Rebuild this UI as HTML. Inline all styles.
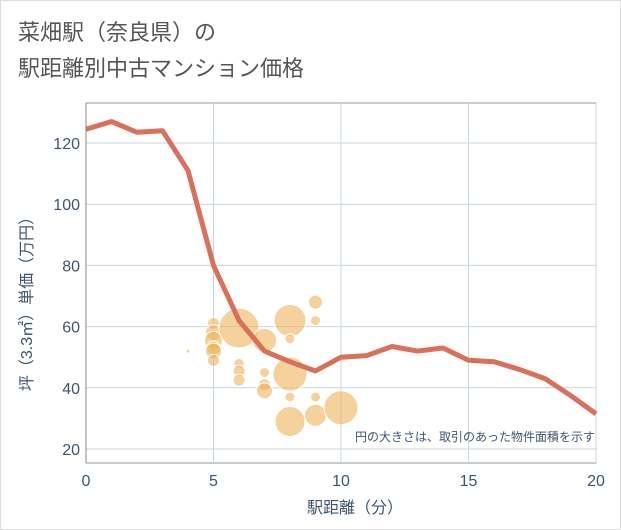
<!DOCTYPE html>
<html><head><meta charset="utf-8"><style>
body{margin:0;background:#fff;font-family:"Liberation Sans","Noto Sans CJK JP",sans-serif;}
#wrap{position:relative;width:619px;height:528px;border:1px solid #ddd;background:#fff;}
</style></head><body>
<div id="wrap">
<svg id="svg" width="621" height="530" style="position:absolute;left:-1px;top:-1px">
<text x="18" y="40" font-size="22" fill="#555">菜畑駅（奈良県）の</text>
<text x="18" y="76" font-size="22" fill="#555">駅距離別中古マンション価格</text>
<g id="grid"></g><g id="bubbles"></g><g id="line"></g><g id="axes"></g>
<text x="595" y="441" font-size="12" fill="#3d5570" text-anchor="end">円の大きさは、取引のあった物件面積を示す</text>
<text x="355" y="513" font-size="16" fill="#3d5570" text-anchor="middle">駅距離（分）</text>
<text transform="translate(32,300) rotate(-90)" font-size="16" fill="#3d5570" text-anchor="middle">坪（3.3㎡）単価（万円）</text>
</svg></div>
<script>
const xTicks=[0,5,10,15,20];
const yTicks=[20,40,60,80,100,120];
const lineX=[0,1,2,3,4,5,6,7,8,9,10,11,12,13,14,15,16,17,18,19,20];
const lineY=[124.5,127,123.5,124,111,80,62,52,48.5,45.5,50,50.5,53.5,52,53,49,48.5,46,43,37.5,31.5];
const bubX=[4,5,5,5,5,5,5,6,6,6,6,7,7,7,7,8,8,8,8,8,9,9,9,9,10];
const bubY=[52,61,58,55.5,53,52,49,59.5,48,45.5,42.5,55.5,45,41,39,62,56,44.5,37,29,68,62,37,31,33.5];
const bubR=[2,6,8,9,7,8,6,20,5,6,6,12,5,6,8,16,5,17,5,15,7,5,5,11,17];
const X=v=>86+v*25.5, Y=v=>143+(120-v)*3.06;
const ns="http://www.w3.org/2000/svg";
function mk(t,p,a){const e=document.createElementNS(ns,t);for(const k in a)e.setAttribute(k,a[k]);p.appendChild(e);return e;}
const g=document.getElementById('grid'),ax=document.getElementById('axes');
mk('rect',g,{x:86,y:103,width:510,height:360,fill:'none',stroke:'#999'});
xTicks.forEach(t=>{const l=mk('line',g,{x1:X(t),x2:X(t),y1:103,y2:463,stroke:'#c8d4e3'});

const tx=mk('text',ax,{x:X(t),y:486,'font-size':16,fill:'#3d5570','text-anchor':'middle'});tx.textContent=t;
});
yTicks.forEach(t=>{const l=mk('line',g,{x1:86,x2:596,y1:Y(t),y2:Y(t),stroke:'#c8d4e3'});

const tx=mk('text',ax,{x:80,y:Y(t)+6,'font-size':16,fill:'#3d5570','text-anchor':'end'});tx.textContent=t;
});
mk('line',ax,{x1:86,x2:86,y1:103,y2:463,stroke:'#888'});
const b=document.getElementById('bubbles');
bubX.forEach((v,i)=>{const c=mk('circle',b,{cx:X(v),cy:Y(bubY[i]),r:bubR[i],fill:'rgba(238,178,90,0.6)',stroke:'#fff','stroke-width':1});
});
const p=mk('polyline',document.getElementById('line'),{points:lineX.map((v,i)=>X(v)+','+Y(lineY[i])).join(' '),fill:'none',stroke:'#d9715a','stroke-width':5,'stroke-linejoin':'round'});

</script></body></html>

» What to do: Without the pictures, copy the material exactly as given.

» Completed task:
Rebuild this UI as HTML. Inline all styles.
<!DOCTYPE html>
<html><head><meta charset="utf-8"><style>
body{margin:0;background:#fff;font-family:"Liberation Sans","Noto Sans CJK JP",sans-serif;}
#wrap{position:relative;width:619px;height:528px;border:1px solid #ddd;background:#fff;}
</style></head><body>
<div id="wrap">
<svg id="svg" width="621" height="530" style="position:absolute;left:-1px;top:-1px">
<text x="18" y="40" font-size="22" fill="#555">菜畑駅（奈良県）の</text>
<text x="18" y="76" font-size="22" fill="#555">駅距離別中古マンション価格</text>
<g id="grid"></g><g id="bubbles"></g><g id="line"></g><g id="axes"></g>
<text x="595" y="441" font-size="12" fill="#3d5570" text-anchor="end">円の大きさは、取引のあった物件面積を示す</text>
<text x="355" y="513" font-size="16" fill="#3d5570" text-anchor="middle">駅距離（分）</text>
<text transform="translate(32,300) rotate(-90)" font-size="16" fill="#3d5570" text-anchor="middle">坪（3.3㎡）単価（万円）</text>
</svg></div>
<script>
const xTicks=[0,5,10,15,20];
const yTicks=[20,40,60,80,100,120];
const lineX=[0,1,2,3,4,5,6,7,8,9,10,11,12,13,14,15,16,17,18,19,20];
const lineY=[124.5,127,123.5,124,111,80,62,52,48.5,45.5,50,50.5,53.5,52,53,49,48.5,46,43,37.5,31.5];
const bubX=[4,5,5,5,5,5,5,6,6,6,6,7,7,7,7,8,8,8,8,8,9,9,9,9,10];
const bubY=[52,61,58,55.5,53,52,49,59.5,48,45.5,42.5,55.5,45,41,39,62,56,44.5,37,29,68,62,37,31,33.5];
const bubR=[2,6,8,9,7,8,6,20,5,6,6,12,5,6,8,16,5,17,5,15,7,5,5,11,17];
const X=v=>86+v*25.5, Y=v=>143+(120-v)*3.06;
const ns="http://www.w3.org/2000/svg";
function mk(t,p,a){const e=document.createElementNS(ns,t);for(const k in a)e.setAttribute(k,a[k]);p.appendChild(e);return e;}
const g=document.getElementById('grid'),ax=document.getElementById('axes');
mk('rect',g,{x:86,y:103,width:510,height:360,fill:'none',stroke:'#999'});
xTicks.forEach(t=>{const l=mk('line',g,{x1:X(t),x2:X(t),y1:103,y2:463,stroke:'#c8d4e3'});

const tx=mk('text',ax,{x:X(t),y:486,'font-size':16,fill:'#3d5570','text-anchor':'middle'});tx.textContent=t;
});
yTicks.forEach(t=>{const l=mk('line',g,{x1:86,x2:596,y1:Y(t),y2:Y(t),stroke:'#c8d4e3'});

const tx=mk('text',ax,{x:80,y:Y(t)+6,'font-size':16,fill:'#3d5570','text-anchor':'end'});tx.textContent=t;
});
mk('line',ax,{x1:86,x2:86,y1:103,y2:463,stroke:'#888'});
const b=document.getElementById('bubbles');
bubX.forEach((v,i)=>{const c=mk('circle',b,{cx:X(v),cy:Y(bubY[i]),r:bubR[i],fill:'rgba(238,178,90,0.6)',stroke:'#fff','stroke-width':1});
});
const p=mk('polyline',document.getElementById('line'),{points:lineX.map((v,i)=>X(v)+','+Y(lineY[i])).join(' '),fill:'none',stroke:'#d9715a','stroke-width':5,'stroke-linejoin':'round'});

</script></body></html>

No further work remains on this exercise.